The basic physcs here is the Lorentz force on a moving charge, $q$, with velocity, $\vec{v}$ due to a magnetic field $\vec{B}$.
$$ F = q \left( \vec{E} + \vec{v} \times \vec{B} \right) \quad ,$$
where we ignore the electrical field so we get
$$ \vec{F}_B = q \vec{v} \times \vec{B}\quad .$$
The cross-product implies that the force acts perpendicularly to both field and velocity which means that the general path is (locally) helix with it's axis along the direction of the magnetic field.
The accelration is $\vec{a}_B = \frac{\vec{F}_B}{m} = \frac{q v_\perp B}{m}$ which implies a radius of curvature of in the plane normal to the magnetic field. Noting that this is a centripital force we use $a = \frac{v^2_{\perp}}{r}$ to find the radius of curvature as $$r_\perp = \frac{v^2_{\perp}}{a} = \frac{m v_\perp}{qB} = \frac{p_\perp}{qB} \quad .$$
Despite the classical derivation the final form involving momentum, charge and field is relativisitcally correct.
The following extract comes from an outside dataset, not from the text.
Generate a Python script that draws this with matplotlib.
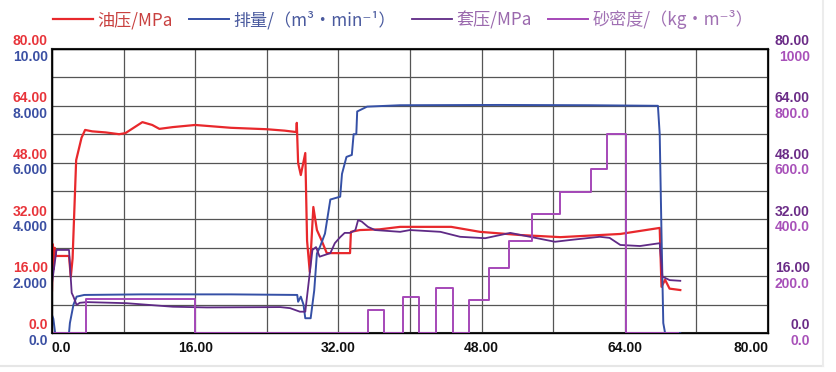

Momentum parallel to the field is unaffected.
Now, saying that the path is a helix is only correct for uniform fields which is not true over scales a significant fraction of the Earth's radius, but it is a good approximation of scales of a hundred kilometers or less, which suggests a reasonable step size for a low precision simulation.
Moving beyond the physics you are asking about the the desired result, these particles never lose any energy due to the effects of magnetic fields and are just pointed in different direction. The result is to first order no change in the flux ariving at objects in orbit.
There are some places where that first order result is insuffient (the flux can actually get amplified near the magnetic poles where particles are revesed and could pass the target twice), but it is a place to start.
Note that I put the charge in the wrong place in the comment I dashed off earlier and have used moderator superpower to fix it post facto.